• _EXERCISE REQUIREMENTS_
Find the word "this" in the data. Return every line where it appears.

• _DATA SHOWN_
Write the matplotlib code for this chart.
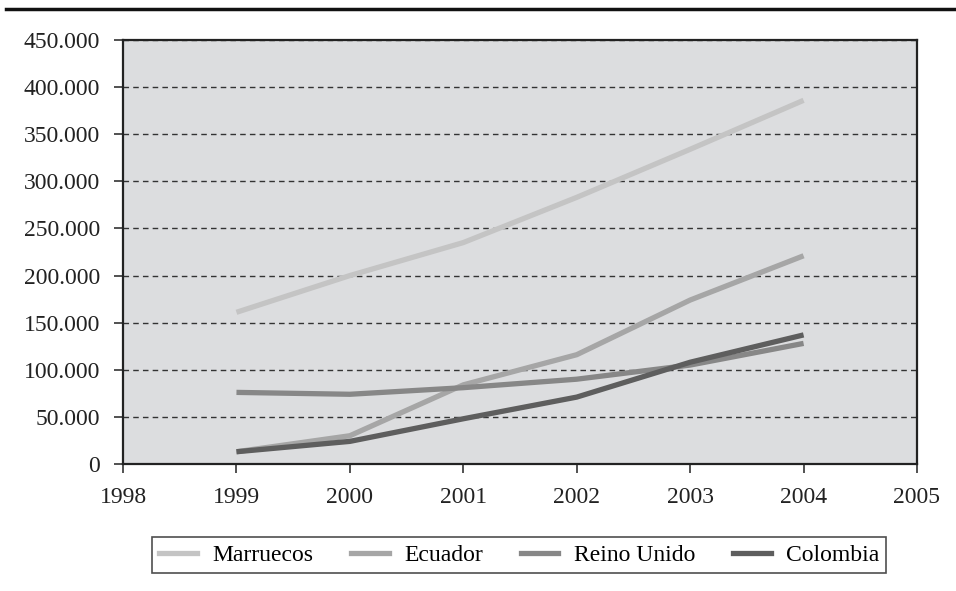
import matplotlib.pyplot as plt
from matplotlib.lines import Line2D
from matplotlib.ticker import FuncFormatter

years = [1999, 2000, 2001, 2002, 2003, 2004]
marruecos = [161000, 200000, 235000, 283000, 334000, 386000]
ecuador = [13000, 30000, 84000, 116000, 174000, 221000]
reino_unido = [76000, 74000, 81000, 90000, 105000, 128000]
colombia = [13000, 24000, 48000, 71000, 108000, 137000]

names = ['Marruecos', 'Ecuador', 'Reino Unido', 'Colombia']
colors = ['#c4c4c4', '#a6a6a6', '#878787', '#5e5e5e']


def main():
    plt.rcParams['font.family'] = ['Liberation Serif', 'DejaVu Serif']
    fig = plt.figure(figsize=(9.56, 5.91), dpi=100)
    ax = fig.add_axes([0.1287, 0.2149, 0.8305, 0.7174])
    ax.set_facecolor('#dcdddf')

    for vals, name, c in zip([marruecos, ecuador, reino_unido, colombia], names, colors):
        ax.plot(years, vals, color=c, linewidth=3.8, label=name, solid_capstyle='butt')

    ax.set_xlim(1998, 2005)
    ax.set_ylim(0, 450000)
    ax.set_xticks(range(1998, 2006))
    ax.set_yticks(range(0, 450001, 50000))
    ax.yaxis.set_major_formatter(FuncFormatter(lambda v, p: '0' if v == 0 else f'{int(v):,}'.replace(',', '.')))
    ax.grid(axis='y', color='#333333', linestyle=(0, (4, 3)), linewidth=1)
    ax.set_axisbelow(True)
    for s in ax.spines.values():
        s.set_linewidth(1.6)
        s.set_color('#222222')
    ax.tick_params(axis='both', direction='out', length=6.5, width=1.1, labelsize=17, colors='#222222')
    ax.tick_params(axis='y', pad=10)
    ax.tick_params(axis='x', pad=10)

    # legend below the plot
    handles = [Line2D([0], [0], color=c, linewidth=3.8) for c in colors]
    leg = fig.legend(handles, names, loc='center', bbox_to_anchor=(0.543, 0.0609), ncol=4,
                     frameon=True, fancybox=False, edgecolor='#222222', fontsize=17,
                     handlelength=1.6, handletextpad=0.65, columnspacing=1.6,
                     borderpad=0.3, borderaxespad=0)
    leg.get_frame().set_linewidth(1.2)

    # thick rule at the top
    fig.add_artist(Line2D([0.006, 1.0], [0.984, 0.984], color='#111111', linewidth=2.5))

    plt.savefig('out.png')


if __name__ == "__main__":
    main()
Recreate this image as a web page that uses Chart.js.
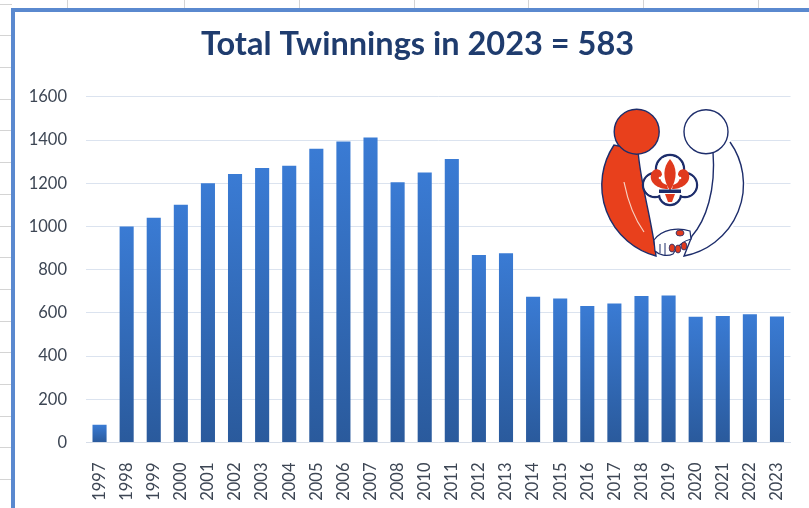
<!DOCTYPE html>
<html>
<head>
<meta charset="utf-8">
<title>Total Twinnings</title>
<script src="https://cdn.jsdelivr.net/npm/chart.js@4"></script>
<style>
  body { margin: 0; background: #fff; overflow: hidden; }
  #sheet { position: absolute; left: 0; top: 0; width: 809px; height: 508px; overflow: hidden; }
  .hline { position: absolute; left: 0; width: 12px; height: 1px; background: #d4d4d4; }
  .vline { position: absolute; top: 0; width: 1px; height: 9px; background: #d4d4d4; }
  #frame {
    position: absolute; left: 11px; top: 8px; width: 830px; height: 530px;
    border-left: 4px solid #5a89cf; border-top: 4px solid #5a89cf; background: #fff;
  }
  #wrap { position: absolute; left: 0; top: 0; width: 809px; height: 508px; }
  #logo { position: absolute; left: 580px; top: 90px; width: 180px; height: 180px; }
</style>
</head>
<body>
<div id="sheet"></div>
<div id="frame"></div>
<div id="wrap"><canvas id="myChart"></canvas></div>

<svg id="logo" viewBox="0 0 180 180">
  <circle cx="93.5" cy="95" r="73" fill="#fff"/>
  <!-- white figure -->
  <path d="M150 52 A73 73 0 0 1 104 166 L112 146 C126 130 136 100 133 62" fill="#fff" stroke="#1d2d6b" stroke-width="1.4"/>
  <circle cx="126" cy="41.7" r="22" fill="#fff" stroke="#1d2d6b" stroke-width="1.4"/>
  <!-- red figure -->
  <path d="M34 55 A73 73 0 0 0 76 166 C72 130 60 92 58 60 Z" fill="#e8401c" stroke="#1d2d6b" stroke-width="1.4"/>
  <path d="M44 92 C48 112 54 128 64 142" fill="none" stroke="#f6d2c4" stroke-width="1.2"/>
  <circle cx="56.7" cy="41.7" r="22.5" fill="#e8401c" stroke="#1d2d6b" stroke-width="1.4"/>
  <!-- trefoil badge: outline of the union of four circles -->
  <g stroke="#1d2d6b" stroke-width="2.4" fill="#fff">
    <circle cx="90" cy="79" r="14"/>
    <circle cx="75" cy="95" r="12"/>
    <circle cx="105" cy="95" r="12"/>
    <circle cx="90" cy="104" r="11"/>
  </g>
  <g fill="#fff">
    <circle cx="90" cy="79" r="12.8"/>
    <circle cx="75" cy="95" r="10.8"/>
    <circle cx="105" cy="95" r="10.8"/>
    <circle cx="90" cy="104" r="9.8"/>
    <circle cx="90" cy="92" r="12"/>
  </g>
  <g fill="#e03a1e">
    <path d="M90 69 C97 77 98 88 90 101 C82 88 83 77 90 69 Z"/>
    <path d="M88 99 C78 99 69 93 71 84 C73 77 82 78 82 85 C79 87 80 93 87 95 Z"/>
    <path d="M92 99 C102 99 111 93 109 84 C107 77 98 78 98 85 C101 87 100 93 93 95 Z"/>
    <path d="M85 104 L95 104 L92 112 L88 112 Z"/>
  </g>
  <rect x="79" y="99.5" width="22" height="3.5" fill="#1d2d6b"/>
  <circle cx="80" cy="88" r="1.3" fill="#fff"/>
  <circle cx="100" cy="88" r="1.3" fill="#fff"/>
  <!-- hands -->
  <path d="M74 150 C82 139 98 137 110 141 L111 149 C102 151 97 157 93 164 C87 167 79 165 75 161 Z" fill="#fff" stroke="#1d2d6b" stroke-width="1.2"/>
  <path d="M80 154 L80 163 M85 153 L85 165" stroke="#1d2d6b" stroke-width="1"/>
  <g fill="#e03a1e" stroke="#1d2d6b" stroke-width="0.8">
    <ellipse cx="100" cy="143" rx="4" ry="3"/>
    <ellipse cx="92" cy="158" rx="2.8" ry="4"/>
    <ellipse cx="98" cy="159" rx="2.8" ry="4"/>
    <ellipse cx="104" cy="156" rx="2.8" ry="4"/>
  </g>
</svg>

<script>
// years (2009 is not in the chart)
const years = ['1997', '1998', '1999', '2000', '2001', '2002', '2003', '2004', '2005', '2006', '2007', '2008',
               '2010', '2011', '2012', '2013', '2014', '2015', '2016', '2017', '2018', '2019', '2020', '2021',
               '2022', '2023'];
const twinnings = [82, 1000, 1040, 1100, 1200, 1243, 1270, 1281, 1360, 1393, 1412, 1205,
                   1250, 1312, 868, 876, 674, 667, 632, 643, 678, 680, 582, 586,
                   593, 583];
const yTicks = [0, 200, 400, 600, 800, 1000, 1200, 1400, 1600];
const chartTitle = 'Total Twinnings in 2023 = 583';

// spreadsheet lines behind the chart frame
const sheet = document.getElementById('sheet');
for (let i = 0; i < 17; i++) {
    const d = document.createElement('div');
    d.className = 'hline';
    d.style.top = Math.round(3.6 + 31.7 * i) + 'px';
    sheet.appendChild(d);
}
[67, 184, 299, 414, 528, 643, 758].forEach(x => {
    const d = document.createElement('div');
    d.className = 'vline';
    d.style.left = x + 'px';
    sheet.appendChild(d);
});

function barGradient(context) {
    const chart = context.chart;
    const area = chart.chartArea;
    if (!area || !chart.scales.y) {
        return '#3571c0';
    }
    const top = chart.scales.y.getPixelForValue(context.raw);
    const g = chart.ctx.createLinearGradient(0, top, 0, area.bottom);
    g.addColorStop(0, '#3a7bd4');
    g.addColorStop(1, '#2a5a9c');
    return g;
}

// the title sits a little right of the canvas centre in the picture
const shiftTitle = {
    id: 'shiftTitle',
    afterLayout(chart) {
        if (chart.titleBlock) {
            chart.titleBlock.left += 19;
            chart.titleBlock.right += 19;
        }
    }
};

const tickFont = { family: 'Lato', size: 16.5 };

const ctx = document.getElementById('myChart').getContext('2d');
const myChart = new Chart(ctx, {
    type: 'bar',
    data: {
        labels: years,
        datasets: [{
            label: 'Twinnings',
            data: twinnings,
            backgroundColor: barGradient,
            barPercentage: 0.52,
            categoryPercentage: 1
        }]
    },
    options: {
        responsive: true,
        maintainAspectRatio: false,
        animation: false,
        layout: { padding: { left: 0, right: 12, top: 0, bottom: 0 } },
        plugins: {
            legend: { display: false },
            tooltip: { enabled: false },
            title: {
                display: true,
                text: chartTitle,
                color: '#1f3c6e',
                font: { family: 'Lato', size: 32.5, weight: 'bold' },
                padding: { top: 25, bottom: 32.8 }
            }
        },
        scales: {
            x: {
                grid: { display: false },
                border: { color: '#d6dde8' },
                ticks: {
                    color: '#3d4654',
                    font: tickFont,
                    maxRotation: 90,
                    minRotation: 90,
                    autoSkip: false,
                    padding: 12
                },
                afterFit: s => { s.height = 65.5; }
            },
            y: {
                min: 0,
                max: 1600,
                afterBuildTicks: s => { s.ticks = yTicks.map(v => ({ value: v })); },
                grid: { color: '#dbe3ef', drawTicks: false },
                border: { display: false },
                ticks: {
                    color: '#3d4654',
                    font: tickFont,
                    padding: 19,
                    callback: v => String(v)
                },
                afterFit: s => { s.width = 86; }
            }
        }
    },
    plugins: [shiftTitle]
});
</script>
</body>
</html>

• _OUTPUT_
Write the matplotlib code for this chart.
Recreate this image as a web page that uses Chart.js.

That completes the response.